Jorge Guillermo Borges was the son of Colonel Francisco Borges Lafinur, a respected military man, and Frances Anne Haslam, a cultivated English woman.

But barely a few months after Jorge Guillermo Borges’s birth on 24th February 1874, Colonel Borges was fatally wounded in combat.

Frances Haslam first tried to make a writer of Jorge Guillermo. But when the latter went blind, the grandmother instead passed the mandate on to her grandson: Jorge Luis Borges.

The Haslams

Frances Haslam was born in Staffordshire. She was the daughter of a man of letters, Edward Young Haslam, and the granddaughter of a Methodist priest, Reverend William Haslam.

The region from where the Haslams came from - known as "The Potteries" (Photo courtesy of Martin Hadis)

Beyond this, Borges’s own knowledge of his British ancestors was vague at best.

Birth, marriage and death certificates helped me construct the history of the lineage that had led to Borges’s literary success.

Slowly, an image of a literary family began to emerge.

The Haslams were a clan full of intellectuals founded by a Methodist preacher who, seen through the eyes of his contemporaries, bared an uncanny resemblance to the literary master that his family spawned almost 150 years later.

Biographies and obituaries that no one had associated with this family in the last two centuries revealed Reverend Haslam, Borges’s great-great grandfather “cherished the love of books and retirement, and he often strolled into the fields to indulge in lonely musings of the words of God”.

Reverend Haslam married and had six sons and daughters which together formed quite a colourful clan:

Joseph Barnard Davis (Photo courtesy of Martin Hadis)

Elizabeth Haslam, born in 1792 married Joseph Barnard Davis, a craniologist whose home housed a collection of 1,700 skulls. Dr Davis was the author of two important books, ‘Thesaurus Craniorum’ and

‘Crania Britannica: Delineations and Descriptions of the Skulls of the Aboriginal and early inhabitants of the British Island’. Charles Darwin himself was in touch with this peculiar ancestor of Borges, and sent Dr. Davis two copies on his paper on natural selection.
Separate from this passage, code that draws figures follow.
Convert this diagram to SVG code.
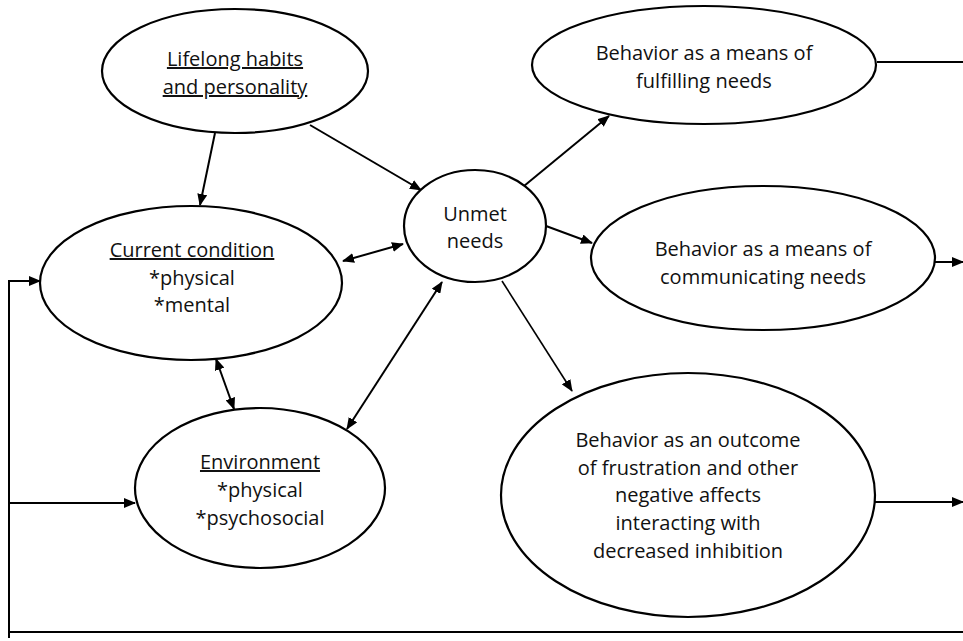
<svg xmlns="http://www.w3.org/2000/svg" width="963" height="641" viewBox="0 0 963 641">
<style>
.n{fill:#fff;stroke:#000;stroke-width:2.2}
.t{font-family:"Open Sans","Liberation Sans",sans-serif;font-size:20px;fill:#111;text-anchor:middle}
.u{text-decoration:underline}
.c{fill:none;stroke:#000;stroke-width:2}
.thin{stroke-width:1.6}
</style>
<defs>
<marker id="ah" viewBox="0 0 12 10" refX="11" refY="5" markerWidth="12" markerHeight="10" markerUnits="userSpaceOnUse" orient="auto-start-reverse">
<path d="M0,0 L12,5 L0,10 z" fill="#000"/>
</marker>
</defs>
<g id="connectors">
<line class="c" x1="215" y1="133" x2="200" y2="205" marker-end="url(#ah)"/>
<line class="c" x1="310" y1="125" x2="421" y2="190" marker-end="url(#ah)"/>
<line class="c" x1="343" y1="261" x2="403" y2="244" marker-start="url(#ah)" marker-end="url(#ah)"/>
<line class="c" x1="216" y1="359" x2="234" y2="409" marker-start="url(#ah)" marker-end="url(#ah)"/>
<line class="c" x1="347" y1="429" x2="442" y2="282" marker-start="url(#ah)" marker-end="url(#ah)"/>
<line class="c" x1="524" y1="186" x2="609" y2="116" marker-end="url(#ah)"/>
<line class="c" x1="546" y1="226" x2="592" y2="243" marker-end="url(#ah)"/>
<line class="c thin" x1="502" y1="281" x2="572" y2="391" marker-end="url(#ah)"/>
<line class="c" x1="877" y1="62" x2="963" y2="62"/>
<line class="c" x1="935" y1="262" x2="963" y2="262" marker-end="url(#ah)"/>
<line class="c" x1="875" y1="502" x2="963" y2="502" marker-end="url(#ah)"/>
<polyline class="c" points="963,632 9,632 9,281 40,281" marker-end="url(#ah)"/>
<line class="c" x1="9" y1="638" x2="9" y2="632"/>
<line class="c" x1="9" y1="503" x2="135" y2="503" marker-end="url(#ah)"/>
</g>
<g id="lifelong">
<ellipse class="n" cx="235" cy="71" rx="133" ry="62"/>
<text class="t u" x="235" y="66">Lifelong habits</text>
<text class="t u" x="235" y="94">and personality</text>
</g>
<g id="fulfilling">
<ellipse class="n" cx="704" cy="65" rx="172" ry="59"/>
<text class="t" x="704" y="60">Behavior as a means of</text>
<text class="t" x="704" y="88">fulfilling needs</text>
</g>
<g id="unmet">
<ellipse class="n" cx="475" cy="226" rx="71" ry="56"/>
<text class="t" x="475" y="221">Unmet</text>
<text class="t" x="475" y="248">needs</text>
</g>
<g id="current">
<ellipse class="n" cx="191" cy="283" rx="151" ry="77"/>
<text class="t u" x="192" y="257">Current condition</text>
<text class="t" x="192" y="285">*physical</text>
<text class="t" x="192" y="312">*mental</text>
</g>
<g id="communicating">
<ellipse class="n" cx="763" cy="258" rx="172" ry="72"/>
<text class="t" x="763" y="256">Behavior as a means of</text>
<text class="t" x="763" y="284">communicating needs</text>
</g>
<g id="environment">
<ellipse class="n" cx="260" cy="488" rx="125" ry="80"/>
<text class="t u" x="260" y="469">Environment</text>
<text class="t" x="260" y="497">*physical</text>
<text class="t" x="260" y="525">*psychosocial</text>
</g>
<g id="outcome">
<ellipse class="n" cx="688" cy="495" rx="187" ry="122"/>
<text class="t" x="688" y="447">Behavior as an outcome</text>
<text class="t" x="688" y="475">of frustration and other</text>
<text class="t" x="688" y="502">negative affects</text>
<text class="t" x="688" y="530">interacting with</text>
<text class="t" x="688" y="558">decreased inhibition</text>
</g>
</svg>
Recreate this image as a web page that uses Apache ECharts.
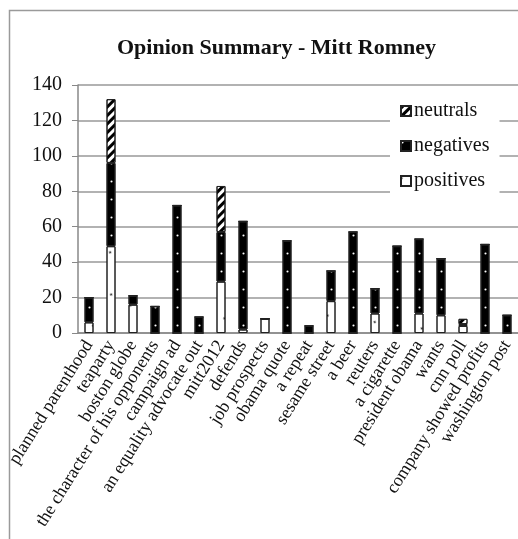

Marianne Haslam, born in 1799, a prolific writer and her ‘Mother’s Practical Guide’ to the physical, intellectual and moral training of her children became a later 19th century bestseller. Marianne’s husband, John Bakewell, was also a Methodist preacher and an author on religion. Mr Bakewell became a book steward in the Methodist movement.

John Bakewell’s father, Mr. Thomas Bakewell, a ‘mad doctor’ who founded a lunatic asylum and wrote a book entitled ‘Domestic Guide for Cases of Insanity’.

John Buckley Haslam, born in 1794, a teacher, was killed in mysterious circumstances in Baltimore, Maryland.Despite having survived the attack for two days, this great-grand-uncle of Borges refused to identify his attackers, taking their identity with him to his grave. His 1837 obituary is aptly titled ‘Mystery’.

William C. Haslam (Jr), born in 1796, a teacher and schoolmaster, married Mary Eleanora Allbut, herself descended from a clan of printers and publishers, the Allbuts, some of whom were in turn personally acquainted with the Brönte sisters.

Samuel Thomas, born in 1805, died young.

Edward Young Haslam, born in 1808, Borges’s great-great grandfather and father of Frances Haslam. The youngest son of Reverend Haslam carried the name of a then-illusionist but now-forgotten 18th century poet. Searches in the archives showed his attempt at a doctoral dissertation, and a number of newspaper articles covering a wide range of topics.

It’s sort of ironic that a literary genius did not know about the literary history of his ancestors. Perhaps unconsciously the words of Mr Wesley, the founder of Methodism, were flowing through his veins as he wrote: “My people shall be a reading people.”